Required work: Leave the pictures out and copy exactly the lines from the line containing "Give me the Altair source for this chart." to the line containing "import pandas as pd", both lines included.

Records for this exercise:
****************

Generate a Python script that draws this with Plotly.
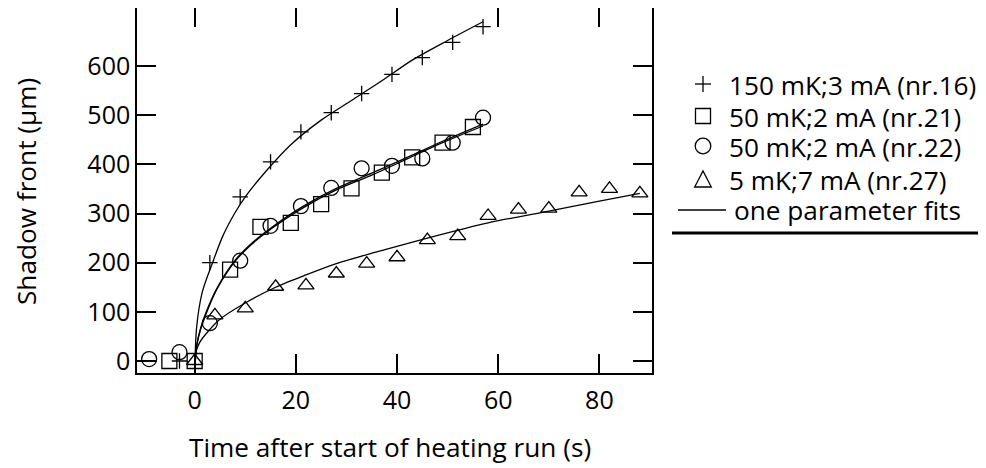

****************

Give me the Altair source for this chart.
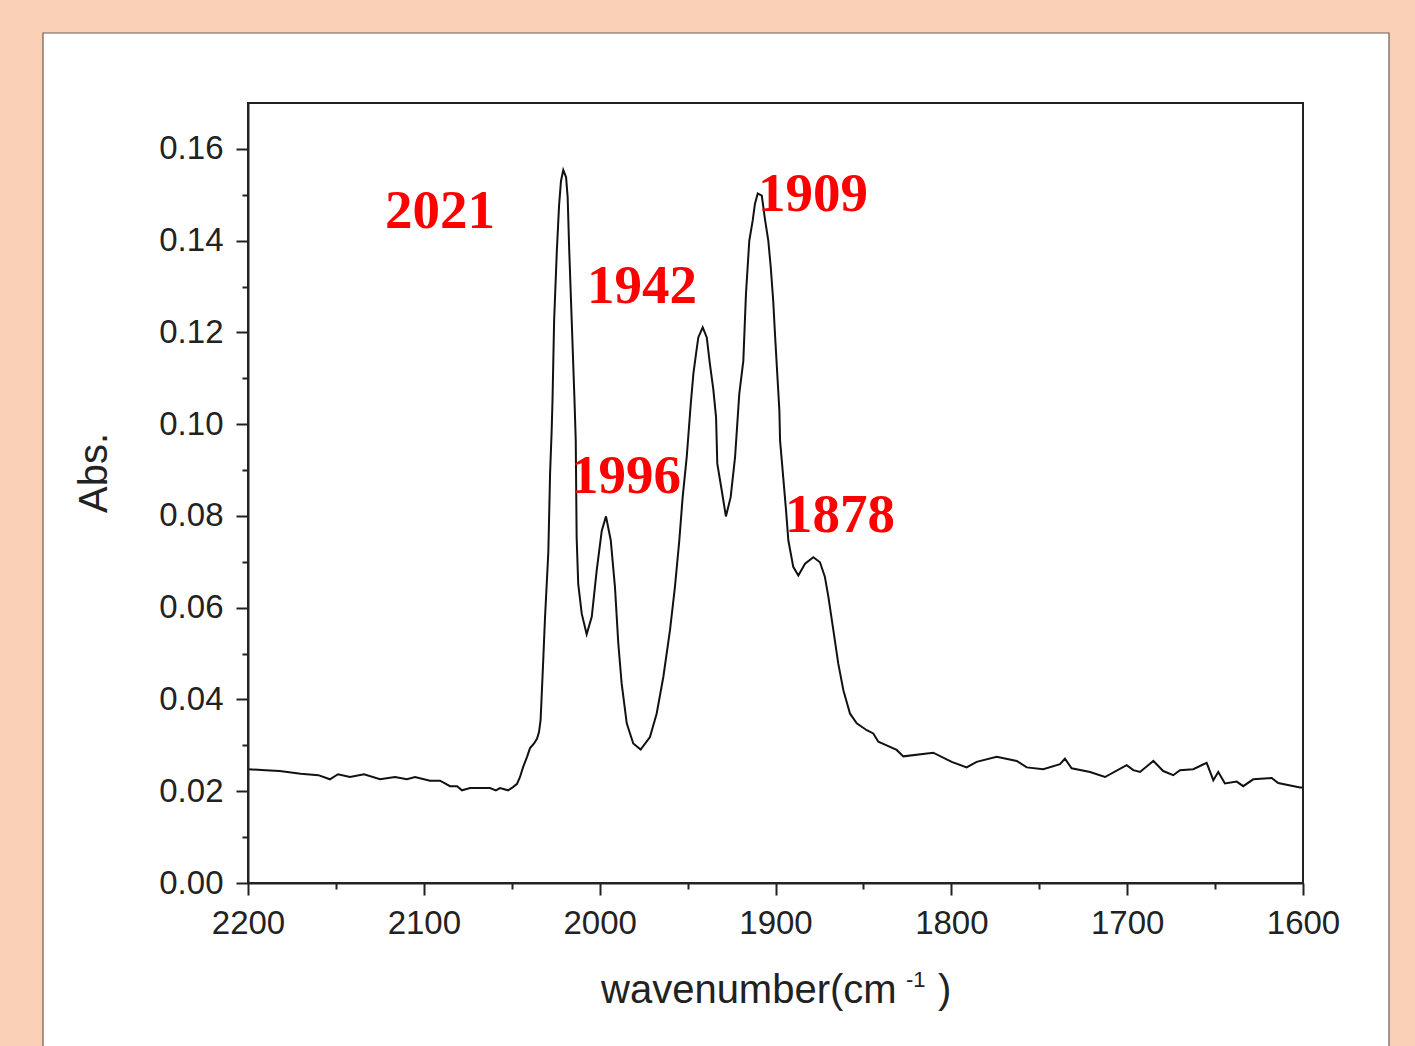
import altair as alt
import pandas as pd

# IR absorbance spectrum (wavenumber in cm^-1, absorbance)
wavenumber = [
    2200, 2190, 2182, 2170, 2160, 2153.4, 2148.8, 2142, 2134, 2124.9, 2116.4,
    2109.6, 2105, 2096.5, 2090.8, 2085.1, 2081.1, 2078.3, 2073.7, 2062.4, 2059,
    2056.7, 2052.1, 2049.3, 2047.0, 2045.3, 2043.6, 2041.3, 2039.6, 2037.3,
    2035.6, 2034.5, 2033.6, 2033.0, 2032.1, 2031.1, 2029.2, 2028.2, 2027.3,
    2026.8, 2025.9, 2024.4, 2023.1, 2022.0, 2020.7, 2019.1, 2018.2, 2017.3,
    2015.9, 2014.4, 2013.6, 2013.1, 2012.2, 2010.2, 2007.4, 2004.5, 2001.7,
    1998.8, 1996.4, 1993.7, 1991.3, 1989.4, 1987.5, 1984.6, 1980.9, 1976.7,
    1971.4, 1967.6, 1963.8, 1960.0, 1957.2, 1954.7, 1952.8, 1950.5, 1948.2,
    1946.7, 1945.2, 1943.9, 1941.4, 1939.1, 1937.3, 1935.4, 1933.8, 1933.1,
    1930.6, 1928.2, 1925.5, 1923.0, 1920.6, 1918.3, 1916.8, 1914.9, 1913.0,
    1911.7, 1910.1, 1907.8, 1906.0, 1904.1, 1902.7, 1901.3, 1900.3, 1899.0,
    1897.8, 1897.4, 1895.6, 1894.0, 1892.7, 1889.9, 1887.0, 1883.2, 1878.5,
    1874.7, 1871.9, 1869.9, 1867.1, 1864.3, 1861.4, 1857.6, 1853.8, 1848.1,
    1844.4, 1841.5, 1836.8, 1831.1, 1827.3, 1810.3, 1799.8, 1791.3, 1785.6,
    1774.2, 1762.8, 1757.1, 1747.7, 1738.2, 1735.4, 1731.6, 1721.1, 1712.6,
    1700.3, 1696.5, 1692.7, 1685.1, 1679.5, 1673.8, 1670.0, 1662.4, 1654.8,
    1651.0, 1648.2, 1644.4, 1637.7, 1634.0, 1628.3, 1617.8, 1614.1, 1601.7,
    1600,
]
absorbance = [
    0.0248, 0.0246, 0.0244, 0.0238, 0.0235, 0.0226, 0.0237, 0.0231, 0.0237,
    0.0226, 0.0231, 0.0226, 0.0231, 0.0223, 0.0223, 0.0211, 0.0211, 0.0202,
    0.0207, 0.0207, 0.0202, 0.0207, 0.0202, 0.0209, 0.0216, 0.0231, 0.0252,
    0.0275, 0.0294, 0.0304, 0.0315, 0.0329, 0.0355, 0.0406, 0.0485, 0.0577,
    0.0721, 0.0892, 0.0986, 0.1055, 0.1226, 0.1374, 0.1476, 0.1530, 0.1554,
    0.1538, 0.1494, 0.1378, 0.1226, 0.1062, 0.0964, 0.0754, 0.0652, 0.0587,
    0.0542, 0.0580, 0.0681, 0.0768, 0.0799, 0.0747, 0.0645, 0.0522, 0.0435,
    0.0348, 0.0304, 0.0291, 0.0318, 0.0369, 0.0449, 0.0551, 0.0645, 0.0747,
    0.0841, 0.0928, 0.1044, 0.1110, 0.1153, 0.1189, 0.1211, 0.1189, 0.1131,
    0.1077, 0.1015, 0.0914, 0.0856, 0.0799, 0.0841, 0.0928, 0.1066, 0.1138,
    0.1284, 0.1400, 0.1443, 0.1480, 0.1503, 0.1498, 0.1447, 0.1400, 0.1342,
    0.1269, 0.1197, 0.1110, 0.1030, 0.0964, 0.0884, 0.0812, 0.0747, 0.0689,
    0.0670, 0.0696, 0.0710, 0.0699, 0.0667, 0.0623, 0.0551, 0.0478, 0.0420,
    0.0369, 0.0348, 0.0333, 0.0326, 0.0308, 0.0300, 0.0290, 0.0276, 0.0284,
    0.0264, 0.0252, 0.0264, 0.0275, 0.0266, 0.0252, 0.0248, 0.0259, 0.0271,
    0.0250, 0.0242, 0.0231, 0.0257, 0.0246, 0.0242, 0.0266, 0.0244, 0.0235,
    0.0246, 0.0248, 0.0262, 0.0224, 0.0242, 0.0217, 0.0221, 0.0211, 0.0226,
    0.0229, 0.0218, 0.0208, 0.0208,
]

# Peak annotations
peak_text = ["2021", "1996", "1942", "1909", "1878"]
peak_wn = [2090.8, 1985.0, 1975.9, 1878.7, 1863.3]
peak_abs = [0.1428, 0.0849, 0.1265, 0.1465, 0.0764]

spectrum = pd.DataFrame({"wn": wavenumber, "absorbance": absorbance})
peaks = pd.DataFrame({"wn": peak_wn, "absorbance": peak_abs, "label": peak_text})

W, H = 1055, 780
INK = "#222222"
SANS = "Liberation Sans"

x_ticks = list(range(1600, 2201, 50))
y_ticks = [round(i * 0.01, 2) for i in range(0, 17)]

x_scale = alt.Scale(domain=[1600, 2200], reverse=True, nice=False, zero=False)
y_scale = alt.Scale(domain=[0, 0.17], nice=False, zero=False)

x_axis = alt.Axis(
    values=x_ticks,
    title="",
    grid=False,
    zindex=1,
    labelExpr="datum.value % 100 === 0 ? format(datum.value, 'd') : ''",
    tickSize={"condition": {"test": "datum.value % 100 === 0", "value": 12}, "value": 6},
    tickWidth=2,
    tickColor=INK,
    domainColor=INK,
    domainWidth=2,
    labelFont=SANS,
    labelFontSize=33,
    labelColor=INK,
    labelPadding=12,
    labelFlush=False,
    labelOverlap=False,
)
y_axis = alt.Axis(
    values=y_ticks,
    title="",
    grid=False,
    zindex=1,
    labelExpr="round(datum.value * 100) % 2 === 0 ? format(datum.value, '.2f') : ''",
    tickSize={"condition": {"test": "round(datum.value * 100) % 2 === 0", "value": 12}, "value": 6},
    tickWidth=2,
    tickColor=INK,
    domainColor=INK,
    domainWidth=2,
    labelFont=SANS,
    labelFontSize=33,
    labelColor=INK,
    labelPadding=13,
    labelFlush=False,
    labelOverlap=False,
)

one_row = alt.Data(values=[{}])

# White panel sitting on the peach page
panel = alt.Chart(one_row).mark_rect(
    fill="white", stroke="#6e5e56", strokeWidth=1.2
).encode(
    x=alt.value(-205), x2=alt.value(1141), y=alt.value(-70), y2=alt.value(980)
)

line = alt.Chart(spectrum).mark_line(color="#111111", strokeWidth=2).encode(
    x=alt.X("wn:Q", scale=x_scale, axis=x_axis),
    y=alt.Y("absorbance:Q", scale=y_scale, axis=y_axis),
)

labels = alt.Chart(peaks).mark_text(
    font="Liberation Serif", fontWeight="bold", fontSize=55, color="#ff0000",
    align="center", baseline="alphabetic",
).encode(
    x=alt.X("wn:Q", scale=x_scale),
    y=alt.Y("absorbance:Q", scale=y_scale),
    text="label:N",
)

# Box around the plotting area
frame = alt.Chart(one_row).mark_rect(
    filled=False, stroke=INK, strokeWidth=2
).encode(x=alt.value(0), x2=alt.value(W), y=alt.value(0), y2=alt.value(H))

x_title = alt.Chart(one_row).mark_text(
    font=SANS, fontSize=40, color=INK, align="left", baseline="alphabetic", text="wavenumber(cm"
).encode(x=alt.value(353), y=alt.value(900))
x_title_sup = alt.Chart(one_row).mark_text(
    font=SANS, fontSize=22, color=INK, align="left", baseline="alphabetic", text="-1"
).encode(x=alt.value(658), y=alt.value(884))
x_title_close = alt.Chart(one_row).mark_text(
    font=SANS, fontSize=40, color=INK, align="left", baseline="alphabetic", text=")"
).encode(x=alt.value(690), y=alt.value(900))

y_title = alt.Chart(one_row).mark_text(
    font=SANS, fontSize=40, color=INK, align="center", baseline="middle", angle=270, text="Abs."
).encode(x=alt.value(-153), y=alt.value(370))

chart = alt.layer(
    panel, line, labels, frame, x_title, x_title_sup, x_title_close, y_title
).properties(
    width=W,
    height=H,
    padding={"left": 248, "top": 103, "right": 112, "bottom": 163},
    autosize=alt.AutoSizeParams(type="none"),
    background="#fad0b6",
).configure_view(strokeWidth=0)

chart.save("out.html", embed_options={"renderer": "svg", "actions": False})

****************

Answer in full:
Give me the Altair source for this chart.
import altair as alt
import pandas as pd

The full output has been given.